In the company arena, it may be that directors or shareholders take the view that another director is not running the company advantageously or in accordance with his duties or a shareholder may consider that the company in being run in a way that is unfairly prejudicial to his interest.
In the partnership arena, one partner may feel that another is not contributing to the partnership either in terms of time or financial returns.
In the joint venture arena, one company may take the view that another is not performing its obligations under the venture.
Where there are documents in place regulating the relationships, one party may seek to rely on any contractual provisions contained therein and the other party will be unable to argue the lack of provisions, although he or it may say there is no breach. Where there are no documents regulating the relationship, the parties will likely seek to argue an oral agreement or imply matters which have been agreed. This inevitably leads to disagreement.
Whether or not there is a Director’s Service Contract, which will set out the Directors duties, obligations and rights; a Director should always act in the best interests of the company, must not compete with the company and must not seek to make a secret profit from the company. In addition to director’s duties which may be included in a company’s Articles, there are Statutory Duties set out at Sections 170 to 177 of the Companies Act 2006. If a director does not act within these bounds then the Shareholder’s/Company may seek to remove a director from his position and if the company has suffered loss (for example because the director has competed and made a secret profit), the company can sue the director to recover the monies.
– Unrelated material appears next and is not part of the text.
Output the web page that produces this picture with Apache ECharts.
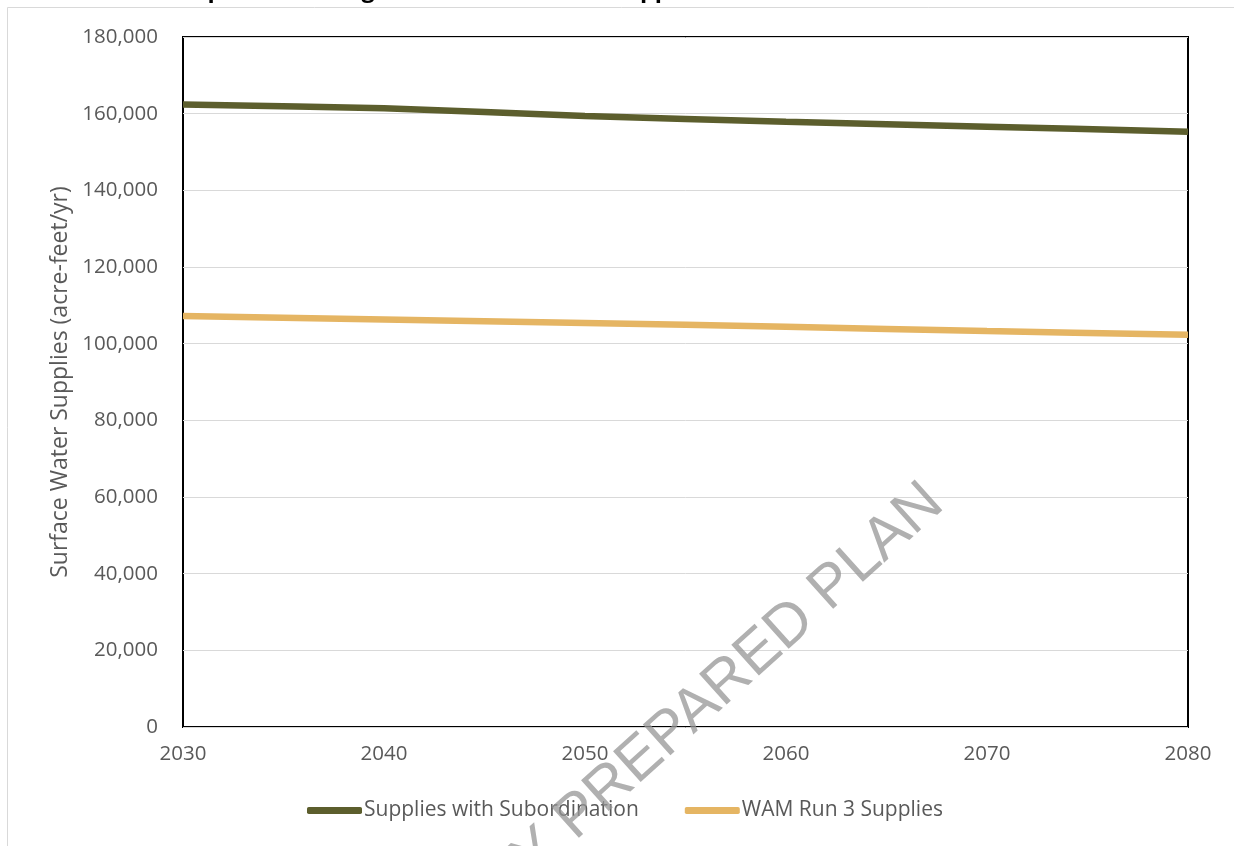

In the absence of a Director’s Service Contract or Shareholder’s Agreement restricting/preventing a Director or Shareholder from competing with the Company (“restrictive covenants”), the company will not be able to prevent a director from competing with a company once he has been dismissed. See further, [link to Restrictive Covenants FAQ in commercial drafting page].
Quite often in the case of a private limited company a director of a company may also be a shareholder, but not all shareholders will be directors. A director is vested with the day to day running of the company. A director owes a Company statutory duties, particularly to promote the success of the company. Since the company is owned by its shareholders, in effect the director must promote the success of the company for the benefit of its shareholders. If you believe a director is running the company in a way which unfairly prejudices your interest as a shareholder then you can apply to the Court under Section 994 of the Companies Act 2006 for the Court’s protection. The Court has various powers under Section 996 of the Act including requiring the company to refrain from doing or continuing an act complained of or to do an act that you have complained it has omitted to do or provide for the purchase of the shares of any shareholder by another shareholder(s).
In the absence of a Partnership Agreement setting out the duties, rights and obligations of the partners, then the partnership is governed by the ancient Partnership Act 1890. This regulates how a partnership will be run, including the expulsion of a partner and the termination of the partnership. If there is a Partnership Agreement, this should contain provisions regulating the partnership and how matters of dispute are to be dealt with. We can advise you as to your options either under any partnership agreement or under the terms of the partnership act 1890. If the relationship has not irrevocably broken down we would invite your partner to improve his performance but if you feel that the relationship has broken down or there is no improvement we would seek to bring the partnership to an end, ideally on agree terms in the first instance, and only resort to litigation if this was not achievable.
Unfortunately in a partnership, partners are jointly and severally liable for partnership tax so that if your partner has failed to pay tax on his share of partnership profits, you can be made to pay these taxes. However, you can then seek to bring a claim against your partner for an indemnity for the tax you have had to pay on his behalf. If there is a Partnership Agreement, such an indemnity will normally be included within the Agreement but an indemnity can still be claimed in the absence of the same.
Normally, there will be provisions as to the transfer of shares in the company’s Articles. These may not be particularly wide. If there is a pre-emption clause requiring a shareholder to first offer his shares to the other existing shareholders, then he can be prevented from selling his shares to a third party without first complying with the pre-emption clause. If there is a Shareholders Agreement, it is possible that there will wider provisions as to the sale of shares which must be followed by a shareholder wishing to sell shares. If the shareholder does not follow these provisions proceedings can be commenced to prevent the shareholder from selling this shares to a third party without first following the procedure in the Shareholder’s Agreement. Further the company can refuse to register any third party who acquires such shares (without the other shareholder’s consent) as a shareholder.